The special committee’s rules preserve the same four early state as last time — Iowa, New Hampshire, South Carolina and Nevada — but move the contest dates into February instead of January. And for the GOP primaries to be held in March, their contests would require proportional delegate allocation, instead of the proliferation of winner-take-all contests that the Republicans used last time.

We asked RNC member Saul Anuzis, a former Michigan GOP chair who sat on the committee, about the reasons for the changes.

“There were some who wanted to ‘prolong’ the process to give long-shot candidates a chance at getting the nomination,” said Anuzis. “By creating a window for proportional allocation, the RNC made it harder to lock up the nomination early. In effect, it gives candidates an extra 30 days or so once the voting starts.”

Was this an effort to emulate the Democrats’ proportional representation rules, we asked, and perhaps gain some advantages of the longer primary battle in 2008 between Barack Obama and Hillary Clinton?
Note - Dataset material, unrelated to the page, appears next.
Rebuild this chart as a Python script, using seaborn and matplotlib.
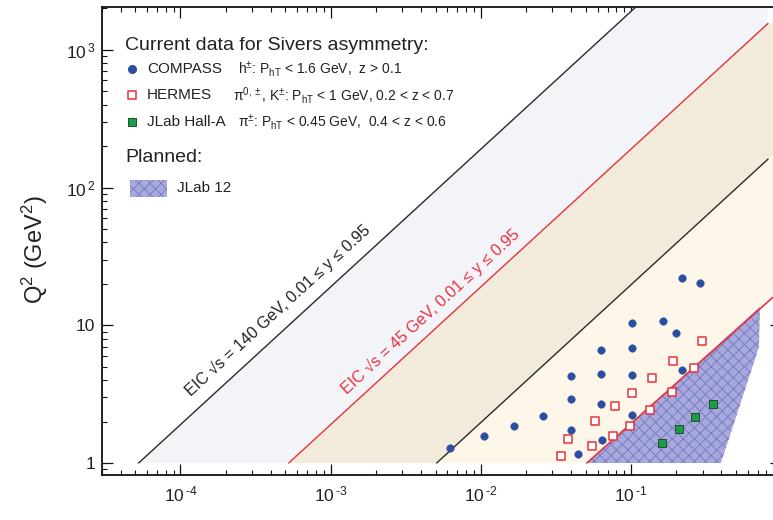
import numpy as np
import pandas as pd
import matplotlib
matplotlib.use("Agg")
import matplotlib.pyplot as plt
import seaborn as sns
from matplotlib.patches import Polygon, Rectangle
from matplotlib.ticker import FixedLocator, FixedFormatter, LogLocator, NullFormatter

# ---------------- data ----------------
compass_x = [0.0062, 0.0105, 0.0166, 0.0258, 0.0402, 0.0402, 0.0402, 0.0445,
             0.0628, 0.0628, 0.0628, 0.0641, 0.102, 0.102, 0.102, 0.102,
             0.163, 0.200, 0.218, 0.218, 0.290]
compass_q2 = [1.28, 1.57, 1.86, 2.20, 4.28, 2.90, 1.74, 1.16,
              6.62, 4.43, 2.68, 1.47, 10.4, 6.81, 4.36, 2.22,
              10.7, 8.75, 4.74, 21.9, 20.4]

hermes_x = [0.0341, 0.0384, 0.0555, 0.0581, 0.0762, 0.0782, 0.0985,
            0.102, 0.134, 0.139, 0.187, 0.191, 0.263, 0.296]
hermes_q2 = [1.13, 1.50, 1.33, 2.03, 1.57, 2.59, 1.87,
             3.21, 2.41, 4.14, 3.29, 5.51, 4.87, 7.73]

jlab_x = [0.160, 0.208, 0.267, 0.354]
jlab_q2 = [1.39, 1.77, 2.17, 2.68]

# Kinematic limits drawn as Q2 = slope * x
eic140_slope = 19000.0
eic45_slope = 1900.0
fixed_target_slope = 196.5
line_x_end = 0.82
q2_min = 1.0

# JLab 12 GeV projected coverage
jlab12_x = [0.0509, 0.724, 0.713, 0.398]
jlab12_q2 = [1.0, 13.6, 6.96, 1.0]
jlab12_edge_x = [0.0509, 0.885]
jlab12_edge_q2 = [1.0, 16.0]

x_ticks = [1e-4, 1e-3, 1e-2, 1e-1]
x_ticklabels = [r"10$^{\,\text{-}4}$", r"10$^{\,\text{-}3}$",
                r"10$^{\,\text{-}2}$", r"10$^{\,\text{-}1}$"]
y_ticks = [1, 10, 100, 1000]
y_ticklabels = ["1", "10", r"10$^{\,2}$", r"10$^{\,3}$"]

legend_names = ["COMPASS", "HERMES", "JLab Hall-A"]
legend_desc = ["h$^{\\pm}$: P$_{\\rm hT}$ < 1.6 GeV,  z > 0.1",
               "\u03c0$^{0,\\pm}$, K$^{\\pm}$: P$_{\\rm hT}$ < 1 GeV, 0.2 < z < 0.7",
               "\u03c0$^{\\pm}$: P$_{\\rm hT}$ < 0.45 GeV,  0.4 < z < 0.6"]

xlim = (3.0e-5, 1.0)
ylim = (0.818, 2050.0)

# ---------------- style ----------------
sns.set_theme(style="ticks")
plt.rcParams["font.family"] = ["Liberation Sans", "DejaVu Sans"]
plt.rcParams["mathtext.fontset"] = "custom"
plt.rcParams["mathtext.rm"] = "Liberation Sans"
plt.rcParams["mathtext.it"] = "Liberation Sans:italic"
plt.rcParams["mathtext.bf"] = "Liberation Sans:bold"
plt.rcParams["hatch.linewidth"] = 0.6

TXT = "#222222"
BLUE = "#2c4ea0"
RED = "#e8323c"
GREEN = "#1f9a49"
GREEN_EDGE = "#1d4f2c"
HATCH_FACE = "#a7a9dc"
HATCH_LINE = "#7477c2"
BAND_A = "#f3f4f8"
BAND_B = "#f2ebdc"
BAND_C = "#fdf6e9"

W, H = 773, 520
fig = plt.figure(figsize=(W / 100, H / 100), dpi=100)
ax = fig.add_axes([102 / W, 45 / H, (781 - 102) / W, (513 - 45) / H])
ax.set_xscale("log")
ax.set_yscale("log")
ax.set_xlim(*xlim)
ax.set_ylim(*ylim)

# ---------------- shaded kinematic bands ----------------
x140_lo = q2_min / eic140_slope
x140_hi = ylim[1] / eic140_slope
x45_lo = q2_min / eic45_slope
x3_lo = q2_min / fixed_target_slope
q45_end = eic45_slope * line_x_end

band_a = Polygon([(x140_lo, q2_min), (x140_hi, ylim[1]), (line_x_end, ylim[1]),
                  (line_x_end, q45_end), (x45_lo, q2_min)],
                 closed=True, facecolor=BAND_A, edgecolor="none", zorder=1)
band_b = Polygon([(x45_lo, q2_min), (line_x_end, q45_end), (xlim[1], q45_end),
                  (xlim[1], fixed_target_slope * xlim[1]), (x3_lo, q2_min)],
                 closed=True, facecolor=BAND_B, edgecolor="none", zorder=1)
band_c = Polygon([(x3_lo, q2_min), (xlim[1], fixed_target_slope * xlim[1]),
                  (xlim[1], jlab12_edge_q2[1]), (jlab12_edge_x[1], jlab12_edge_q2[1]),
                  (jlab12_edge_x[0], jlab12_edge_q2[0])],
                 closed=True, facecolor=BAND_C, edgecolor="none", zorder=1)
for p in (band_a, band_b, band_c):
    ax.add_patch(p)

jlab12 = Polygon(list(zip(jlab12_x, jlab12_q2)), closed=True,
                 facecolor=HATCH_FACE, edgecolor=HATCH_LINE, linewidth=0,
                 hatch="xxx", zorder=2)
ax.add_patch(jlab12)

# ---------------- boundary lines ----------------
lines = pd.DataFrame({
    "x": [x140_lo, x140_hi, x45_lo, line_x_end, x3_lo, line_x_end],
    "q2": [q2_min, ylim[1], q2_min, q45_end, q2_min, fixed_target_slope * line_x_end],
    "name": ["140", "140", "45", "45", "ft", "ft"],
})
sns.lineplot(data=lines, x="x", y="q2", hue="name",
             palette={"140": "#2a2a2a", "45": RED, "ft": "#2a2a2a"},
             linewidth=1.0, legend=False, ax=ax, zorder=3, sort=False,
             estimator=None)
sns.lineplot(x=jlab12_edge_x, y=jlab12_edge_q2, color=RED, linewidth=1.2,
             ax=ax, zorder=3, estimator=None)

# ---------------- measurements ----------------
sns.scatterplot(x=compass_x, y=compass_q2, ax=ax, marker="o", s=30,
                color=BLUE, edgecolor=BLUE, linewidth=0.3, zorder=6)
sns.scatterplot(x=hermes_x, y=hermes_q2, ax=ax, marker="s", s=36,
                facecolor="white", edgecolor=RED, linewidth=1.1, zorder=6)
sns.scatterplot(x=jlab_x, y=jlab_q2, ax=ax, marker="s", s=32,
                color=GREEN, edgecolor=GREEN_EDGE, linewidth=0.7, zorder=6)

# ---------------- line annotations ----------------
def slope_angle(slope):
    p0 = ax.transData.transform((1e-4, slope * 1e-4))
    p1 = ax.transData.transform((1e-3, slope * 1e-3))
    return np.degrees(np.arctan2(p1[1] - p0[1], p1[0] - p0[0]))

ax.text(4.43e-4, 12.9, "EIC \u221as = 140 GeV, 0.01 \u2264 y \u2264 0.95",
        rotation=slope_angle(eic140_slope), rotation_mode="anchor",
        ha="center", va="center", fontsize=11.6, color=TXT, zorder=7)
ax.text(4.64e-3, 12.5, "EIC \u221as = 45 GeV, 0.01 \u2264 y \u2264 0.95",
        rotation=slope_angle(eic45_slope), rotation_mode="anchor",
        ha="center", va="center", fontsize=11.6, color=RED, zorder=7)

# ---------------- axes ----------------
ax.xaxis.set_major_locator(FixedLocator(x_ticks))
ax.xaxis.set_major_formatter(FixedFormatter(x_ticklabels))
ax.yaxis.set_major_locator(FixedLocator(y_ticks))
ax.yaxis.set_major_formatter(FixedFormatter(y_ticklabels))
for axis in (ax.xaxis, ax.yaxis):
    axis.set_minor_locator(LogLocator(base=10, subs=np.arange(2, 10), numticks=20))
    axis.set_minor_formatter(NullFormatter())
ax.tick_params(which="both", direction="in", top=True, right=True,
               colors="#111111", labelcolor=TXT, labelsize=12.5)
ax.tick_params(which="major", length=8, width=0.9)
ax.tick_params(which="minor", length=3.5, width=0.8)
ax.tick_params(axis="x", which="major", pad=7)
ax.tick_params(axis="y", which="major", pad=5)
for s in ax.spines.values():
    s.set_linewidth(1.3)
    s.set_color("#111111")
ax.set_xlabel("")
ax.set_ylabel("")
fig.text(35 / W, 1 - 250 / H, r"Q$^2$ (GeV$^2$)", rotation=90,
         ha="center", va="center", fontsize=17, color=TXT)

# ---------------- legend block ----------------
lax = fig.add_axes([0, 0, 1, 1], zorder=10)
lax.set_xlim(0, W)
lax.set_ylim(H, 0)
lax.axis("off")
lax.patch.set_alpha(0)

lax.text(125, 45, "Current data for Sivers asymmetry:", fontsize=14,
         color=TXT, va="center")
rows_y = [69, 95, 122]
lax.scatter([132], [rows_y[0]], marker="o", s=30, color=BLUE)
lax.scatter([132], [rows_y[1]], marker="s", s=36, facecolor="white",
            edgecolor=RED, linewidth=1.1)
lax.scatter([132], [rows_y[2]], marker="s", s=32, color=GREEN,
            edgecolor=GREEN_EDGE, linewidth=0.7)
desc_x = [238, 233, 238]
for yy, name, desc, dx in zip(rows_y, legend_names, legend_desc, desc_x):
    lax.text(147, yy, name, fontsize=11, color=TXT, va="center")
    lax.text(dx, yy, desc, fontsize=10, color=TXT, va="center")

lax.text(125, 158, "Planned:", fontsize=14, color=TXT, va="center")
lax.add_patch(Rectangle((130, 180), 37, 17, facecolor=HATCH_FACE,
                        edgecolor=HATCH_LINE, linewidth=0, hatch="xxx"))
lax.text(177, 188, "JLab 12", fontsize=11, color=TXT, va="center")

fig.savefig("out.png", dpi=100)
“No. We all obviously talked about that, we knew it was out there, but that wasn’t the goal at all,” said Anuzis. “The simple goal was to say, look, there was a group that really felt it was important to prolong it so a leading candidate or well-funded candidate couldn’t just wrap it up in the first 30 days or something like that. So the idea was if you created some kind of proportionality early in the process, it would allow candidates who weren’t necessarily top tier going in to play in the process.”

The new rules also contain a clause that the calendar would revert to the 2008 rules if the Democrats do not implement a similar timetable, with February as the earliest date. Is this a standard sort of coordination, we asked? As it turns out, the answer is no — this is the first time the two parties have directly coordinated their calendars. The Democrats will formally pass their rules at a later date, after the RNC’s August meeting, so the GOP needed a clause just in case the Dems didn’t follow through.

The GOP’s committee could potentially make further revisions between now and August, if there were further feedback on the proposal. But no such changes are expected for now, Anuzis said, as there has been no opposition yet, and he expects the new rules to pass.

“We need a two-thirds vote. That’s why we limited the proposal to what we did,” said Anuzis. “You have to have a consensus. These are pretty major changes in that, a) We tried to cooperate e with the Democrats, b) we moved back the calendar, and c) we added proportional allocation.”